─── Stored data

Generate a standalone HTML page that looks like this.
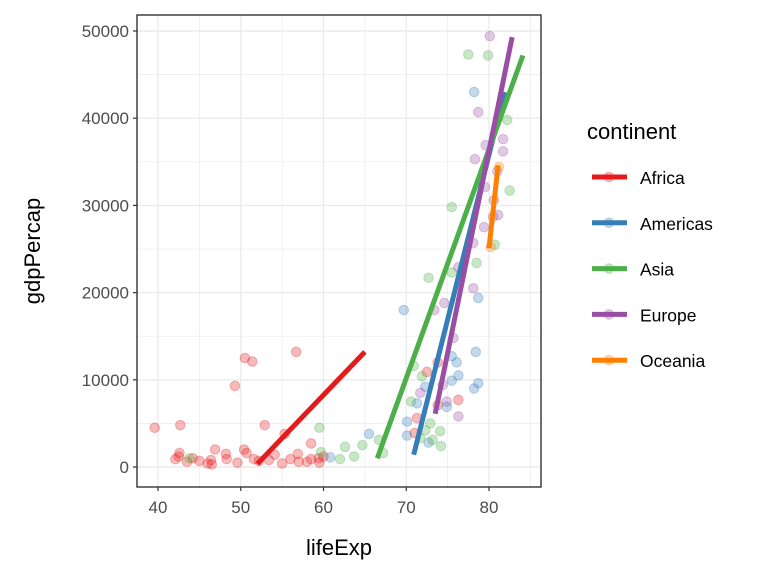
<!DOCTYPE html>
<html><head><meta charset="utf-8"><style>
body{margin:0;background:#fff;font-family:"Liberation Sans",sans-serif}
</style></head><body>
<svg id="c" width="768" height="576" xmlns="http://www.w3.org/2000/svg"></svg>
<script>
const continents=["Africa","Americas","Asia","Europe","Oceania"];
const colors=["#E41A1C","#377EB8","#4DAF4A","#984EA3","#FF7F00"];
const africaLife=[39.6,42.7,42.1,42.5,42.6,43.5,44.2,45.0,46.0,46.4,46.5,46.9,48.2,48.3,49.3,49.6,50.4,50.5,50.7,51.4,51.6,52.2,52.9,53.4,54.1,55.3,55.0,56.0,56.7,56.9,57.0,58.0,58.5,58.5,59.5,59.4,60.0,73.8,72.5,76.3,71.3,73.8,71.0];
const africaGdp=[4500,4800,900,1200,1600,600,1000,700,400,800,300,2000,1500,900,9300,500,2000,12500,1600,12100,900,700,4800,800,1400,3800,400,900,13200,1500,600,600,2700,900,500,1000,1200,12000,10900,7700,5600,7100,3900];
const americasLife=[69.7,78.7,78.4,76.1,76.3,75.5,78.7,78.2,74.9,72.3,71.3,70.1,70.1,72.7,75.5,60.8,65.5,78.2];
const americasGdp=[18000,19400,13200,12000,10500,9900,9600,9000,6900,9200,7300,5200,3600,2800,12700,1100,3800,43000];
const asiaLife=[43.8,59.5,59.7,62.0,62.6,63.7,64.7,66.7,67.2,77.5,79.9,82.2,82.5,75.5,80.7,78.5,75.5,72.7,70.9,71.9,70.6,72.9,74.1,72.3,74.2,73.2,71.7];
const asiaGdp=[1000,4500,1700,900,2300,1200,2500,3100,1600,47300,47200,39800,31700,29800,25500,23400,22300,21700,11600,10400,7500,5000,4100,4200,2400,3100,3300];
const europeLife=[80.1,78.7,81.7,79.6,81.7,78.3,81.0,79.5,80.6,81.1,80.5,79.4,78.1,76.3,78.1,74.6,73.4,75.7,74.4,71.7,74.9,76.3];
const europeGdp=[49400,40700,37600,36900,36200,35300,33900,32100,30600,28900,28700,27500,25700,22900,20500,18800,18000,14800,9400,8500,7500,5800];
const oceaniaLife=[80.2,81.2];
const oceaniaGdp=[25200,34400];
const fitX0=[52.0,70.9,66.5,73.5,80.0];
const fitY0=[350,1400,1000,6100,25100];
const fitX1=[65.0,81.9,84.1,82.8,81.1];
const fitY1=[13200,43000,47200,49300,34600];
const xTicks=[40,50,60,70,80];
const yTicks=[0,10000,20000,30000,40000,50000];

const NS="http://www.w3.org/2000/svg",svg=document.getElementById('c');
const L=137,R=541,T=15,B=487;
const sx=v=>158+(v-40)*8.275, sy=v=>467-v*0.00872;
function mk(t,a,p){const e=document.createElementNS(NS,t);for(const k in a)e.setAttribute(k,a[k]);(p||svg).appendChild(e);return e;}
mk('rect',{x:L,y:T,width:R-L,height:B-T,fill:'#fff'});
for(let v=35;v<=85;v+=5){const x=sx(v);if(x<L||x>R)continue;
 const g=mk('line',{x1:x,x2:x,y1:T,y2:B,stroke:'#ebebeb','stroke-width':v%10==0?1.4:0.7});
 }
for(let v=-5000;v<=55000;v+=5000){const y=sy(v);if(y<T||y>B)continue;
 const g=mk('line',{x1:L,x2:R,y1:y,y2:y,stroke:'#ebebeb','stroke-width':v%10000==0?1.4:0.7});
 }
const series=[[africaLife,africaGdp],[americasLife,americasGdp],[asiaLife,asiaGdp],[europeLife,europeGdp],[oceaniaLife,oceaniaGdp]];
series.forEach((s,i)=>{s[0].forEach((lx,j)=>{
 const c=mk('circle',{cx:sx(lx),cy:sy(s[1][j]),r:4.8,fill:colors[i],'fill-opacity':0.3,stroke:colors[i],'stroke-opacity':0.3,'stroke-width':1});
 
 });});
continents.forEach((n,i)=>{
 const l=mk('line',{x1:sx(fitX0[i]),y1:sy(fitY0[i]),x2:sx(fitX1[i]),y2:sy(fitY1[i]),stroke:colors[i],'stroke-width':5});
 
 });
const fr=mk('rect',{x:L,y:T,width:R-L,height:B-T,fill:'none',stroke:'#333','stroke-width':1.4});

xTicks.forEach(v=>{const x=sx(v);mk('line',{x1:x,x2:x,y1:B,y2:B+4,stroke:'#333','stroke-width':1.2});
 const t=mk('text',{x:x,y:B+26,'text-anchor':'middle','font-size':17,fill:'#4d4d4d'});t.textContent=v;
 });
yTicks.forEach(v=>{const y=sy(v);mk('line',{x1:L-4,x2:L,y1:y,y2:y,stroke:'#333','stroke-width':1.2});
 const t=mk('text',{x:L-8,y:y+6,'text-anchor':'end','font-size':17,fill:'#4d4d4d'});t.textContent=v;
 });
const xt=mk('text',{x:339,y:555,'text-anchor':'middle','font-size':22,fill:'#000'});xt.textContent='lifeExp';

const yt=mk('text',{x:0,y:0,'text-anchor':'middle','font-size':22,fill:'#000',transform:'translate(40,251) rotate(-90)'});yt.textContent='gdpPercap';

const lt=mk('text',{x:587,y:139,'font-size':22,fill:'#000'});lt.textContent='continent';

continents.forEach((n,i)=>{const y=177+i*45.8;
 const g=mk('g',{});
 mk('circle',{cx:609,cy:y,r:4.8,fill:colors[i],'fill-opacity':0.3,stroke:colors[i],'stroke-opacity':0.3},g);
 mk('line',{x1:592,x2:627,y1:y,y2:y,stroke:colors[i],'stroke-width':5},g);
 const t=mk('text',{x:640,y:y+7,'font-size':17.5,fill:'#000'},g);t.textContent=n;});
</script></body></html>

──────

> Goal of the exercise:
Return only the lines running from the top of the data to the line that holds "const yTicks=[0,10000,20000,30000,40000,50000];". Include both of those lines, but skip the pictures.

> Solution:
Generate a standalone HTML page that looks like this.
<!DOCTYPE html>
<html><head><meta charset="utf-8"><style>
body{margin:0;background:#fff;font-family:"Liberation Sans",sans-serif}
</style></head><body>
<svg id="c" width="768" height="576" xmlns="http://www.w3.org/2000/svg"></svg>
<script>
const continents=["Africa","Americas","Asia","Europe","Oceania"];
const colors=["#E41A1C","#377EB8","#4DAF4A","#984EA3","#FF7F00"];
const africaLife=[39.6,42.7,42.1,42.5,42.6,43.5,44.2,45.0,46.0,46.4,46.5,46.9,48.2,48.3,49.3,49.6,50.4,50.5,50.7,51.4,51.6,52.2,52.9,53.4,54.1,55.3,55.0,56.0,56.7,56.9,57.0,58.0,58.5,58.5,59.5,59.4,60.0,73.8,72.5,76.3,71.3,73.8,71.0];
const africaGdp=[4500,4800,900,1200,1600,600,1000,700,400,800,300,2000,1500,900,9300,500,2000,12500,1600,12100,900,700,4800,800,1400,3800,400,900,13200,1500,600,600,2700,900,500,1000,1200,12000,10900,7700,5600,7100,3900];
const americasLife=[69.7,78.7,78.4,76.1,76.3,75.5,78.7,78.2,74.9,72.3,71.3,70.1,70.1,72.7,75.5,60.8,65.5,78.2];
const americasGdp=[18000,19400,13200,12000,10500,9900,9600,9000,6900,9200,7300,5200,3600,2800,12700,1100,3800,43000];
const asiaLife=[43.8,59.5,59.7,62.0,62.6,63.7,64.7,66.7,67.2,77.5,79.9,82.2,82.5,75.5,80.7,78.5,75.5,72.7,70.9,71.9,70.6,72.9,74.1,72.3,74.2,73.2,71.7];
const asiaGdp=[1000,4500,1700,900,2300,1200,2500,3100,1600,47300,47200,39800,31700,29800,25500,23400,22300,21700,11600,10400,7500,5000,4100,4200,2400,3100,3300];
const europeLife=[80.1,78.7,81.7,79.6,81.7,78.3,81.0,79.5,80.6,81.1,80.5,79.4,78.1,76.3,78.1,74.6,73.4,75.7,74.4,71.7,74.9,76.3];
const europeGdp=[49400,40700,37600,36900,36200,35300,33900,32100,30600,28900,28700,27500,25700,22900,20500,18800,18000,14800,9400,8500,7500,5800];
const oceaniaLife=[80.2,81.2];
const oceaniaGdp=[25200,34400];
const fitX0=[52.0,70.9,66.5,73.5,80.0];
const fitY0=[350,1400,1000,6100,25100];
const fitX1=[65.0,81.9,84.1,82.8,81.1];
const fitY1=[13200,43000,47200,49300,34600];
const xTicks=[40,50,60,70,80];
const yTicks=[0,10000,20000,30000,40000,50000];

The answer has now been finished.